**DATASET EXCERPT:**

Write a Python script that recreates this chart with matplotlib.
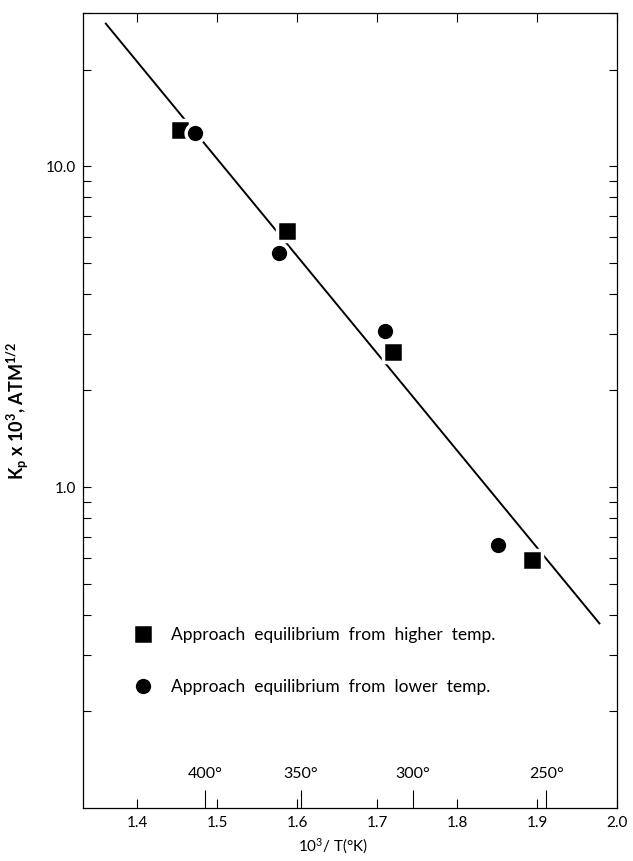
import numpy as np
import matplotlib
matplotlib.use("Agg")
import matplotlib.pyplot as plt
from matplotlib.ticker import NullFormatter, LogLocator, FixedLocator

plt.rcParams['font.family'] = ['Lato', 'DejaVu Sans']
plt.rcParams['mathtext.default'] = 'regular'

# data
sq_x = [1.454, 1.5875, 1.720, 1.894]     # approach from higher temp
sq_y = [12.95, 6.26, 2.64, 0.591]
ci_x = [1.4725, 1.5775, 1.710, 1.851]    # approach from lower temp
ci_y = [12.7, 5.35, 3.07, 0.659]
fit_x = [1.361, 1.978]                   # drawn straight line
fit_y = [27.8, 0.376]

x_ticks = [1.4, 1.5, 1.6, 1.7, 1.8, 1.9, 2.0]
y_ticks = [1.0, 10.0]
y_tick_labels = ['1.0', '10.0']
temps_c = [400, 350, 300, 250]

fig = plt.figure(figsize=(6.33, 8.61), dpi=100)
ax = fig.add_axes([83/633, 1-808/861, (617-83)/633, (808-13)/861])

ax.plot(fit_x, fit_y, color='black', lw=1.4, zorder=2)
ax.plot(sq_x, sq_y, ls='none', marker='s', ms=14, mfc='black', mec='white', mew=2.5,
        zorder=3, label='Approach  equilibrium  from  higher  temp.')
ax.plot(ci_x, ci_y, ls='none', marker='o', ms=13.5, mfc='black', mec='white', mew=2.5,
        zorder=3, label='Approach  equilibrium  from  lower  temp.')

ax.set_yscale('log')
ax.set_xlim(1.3325, 2.0)
ax.set_ylim(0.1, 30)

ax.set_xticks(x_ticks)
ax.set_xticklabels(['%.1f' % v for v in x_ticks])
ax.yaxis.set_major_locator(FixedLocator(y_ticks))
ax.set_yticklabels(y_tick_labels)
ax.yaxis.set_minor_locator(LogLocator(base=10, subs=np.arange(2, 10)))
ax.yaxis.set_minor_formatter(NullFormatter())

ax.tick_params(axis='x', which='major', direction='in', top=True, length=6.5, width=0.8,
               labelsize=11, pad=6)
ax.tick_params(axis='y', which='both', direction='in', right=True, length=5.5, width=0.8,
               labelsize=11, pad=5)
for s in ax.spines.values():
    s.set_linewidth(0.9)

# temperature scale (deg C) drawn inside along the bottom
def k_to_c(x):
    x = np.asarray(x, dtype=float)
    with np.errstate(divide='ignore'):
        return 1000.0 / x - 273.15

def c_to_k(c):
    c = np.asarray(c, dtype=float)
    with np.errstate(divide='ignore'):
        return 1000.0 / (c + 273.15)

sec = ax.secondary_xaxis(0.0, functions=(k_to_c, c_to_k))
sec.set_alignment('top')
sec.spines['top'].set_visible(False)
sec.set_xticks(temps_c)
sec.set_xticklabels(['%d°' % t for t in temps_c])
sec.tick_params(axis='x', direction='out', length=13, width=0.8, pad=6.5, labelsize=11.5)

ax.set_xlabel(r'10$^{3}$/ T(°K)', fontsize=11)
ax.xaxis.set_label_coords((333-83)/534, -0.036)
ax.set_ylabel(r'K$_{p}$ x 10$^{3}$, ATM$^{1/2}$', fontsize=13, fontweight='bold')
ax.yaxis.set_label_coords(-0.098, 0.5)

ax.legend(loc='upper left', bbox_to_anchor=(0.096, 0.228), frameon=False,
          handlelength=1.0, handletextpad=1.1, borderpad=0, borderaxespad=0,
          labelspacing=2.1, fontsize=12.5, numpoints=1)

fig.savefig('out.png', dpi=100)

**WHAT IS REQUIRED:** Make an exact copy of the listing above. Do not include the pictures.

**TASK ANSWER:**
Write a Python script that recreates this chart with matplotlib.
import numpy as np
import matplotlib
matplotlib.use("Agg")
import matplotlib.pyplot as plt
from matplotlib.ticker import NullFormatter, LogLocator, FixedLocator

plt.rcParams['font.family'] = ['Lato', 'DejaVu Sans']
plt.rcParams['mathtext.default'] = 'regular'

# data
sq_x = [1.454, 1.5875, 1.720, 1.894]     # approach from higher temp
sq_y = [12.95, 6.26, 2.64, 0.591]
ci_x = [1.4725, 1.5775, 1.710, 1.851]    # approach from lower temp
ci_y = [12.7, 5.35, 3.07, 0.659]
fit_x = [1.361, 1.978]                   # drawn straight line
fit_y = [27.8, 0.376]

x_ticks = [1.4, 1.5, 1.6, 1.7, 1.8, 1.9, 2.0]
y_ticks = [1.0, 10.0]
y_tick_labels = ['1.0', '10.0']
temps_c = [400, 350, 300, 250]

fig = plt.figure(figsize=(6.33, 8.61), dpi=100)
ax = fig.add_axes([83/633, 1-808/861, (617-83)/633, (808-13)/861])

ax.plot(fit_x, fit_y, color='black', lw=1.4, zorder=2)
ax.plot(sq_x, sq_y, ls='none', marker='s', ms=14, mfc='black', mec='white', mew=2.5,
        zorder=3, label='Approach  equilibrium  from  higher  temp.')
ax.plot(ci_x, ci_y, ls='none', marker='o', ms=13.5, mfc='black', mec='white', mew=2.5,
        zorder=3, label='Approach  equilibrium  from  lower  temp.')

ax.set_yscale('log')
ax.set_xlim(1.3325, 2.0)
ax.set_ylim(0.1, 30)

ax.set_xticks(x_ticks)
ax.set_xticklabels(['%.1f' % v for v in x_ticks])
ax.yaxis.set_major_locator(FixedLocator(y_ticks))
ax.set_yticklabels(y_tick_labels)
ax.yaxis.set_minor_locator(LogLocator(base=10, subs=np.arange(2, 10)))
ax.yaxis.set_minor_formatter(NullFormatter())

ax.tick_params(axis='x', which='major', direction='in', top=True, length=6.5, width=0.8,
               labelsize=11, pad=6)
ax.tick_params(axis='y', which='both', direction='in', right=True, length=5.5, width=0.8,
               labelsize=11, pad=5)
for s in ax.spines.values():
    s.set_linewidth(0.9)

# temperature scale (deg C) drawn inside along the bottom
def k_to_c(x):
    x = np.asarray(x, dtype=float)
    with np.errstate(divide='ignore'):
        return 1000.0 / x - 273.15

def c_to_k(c):
    c = np.asarray(c, dtype=float)
    with np.errstate(divide='ignore'):
        return 1000.0 / (c + 273.15)

sec = ax.secondary_xaxis(0.0, functions=(k_to_c, c_to_k))
sec.set_alignment('top')
sec.spines['top'].set_visible(False)
sec.set_xticks(temps_c)
sec.set_xticklabels(['%d°' % t for t in temps_c])
sec.tick_params(axis='x', direction='out', length=13, width=0.8, pad=6.5, labelsize=11.5)

ax.set_xlabel(r'10$^{3}$/ T(°K)', fontsize=11)
ax.xaxis.set_label_coords((333-83)/534, -0.036)
ax.set_ylabel(r'K$_{p}$ x 10$^{3}$, ATM$^{1/2}$', fontsize=13, fontweight='bold')
ax.yaxis.set_label_coords(-0.098, 0.5)

ax.legend(loc='upper left', bbox_to_anchor=(0.096, 0.228), frameon=False,
          handlelength=1.0, handletextpad=1.1, borderpad=0, borderaxespad=0,
          labelspacing=2.1, fontsize=12.5, numpoints=1)

fig.savefig('out.png', dpi=100)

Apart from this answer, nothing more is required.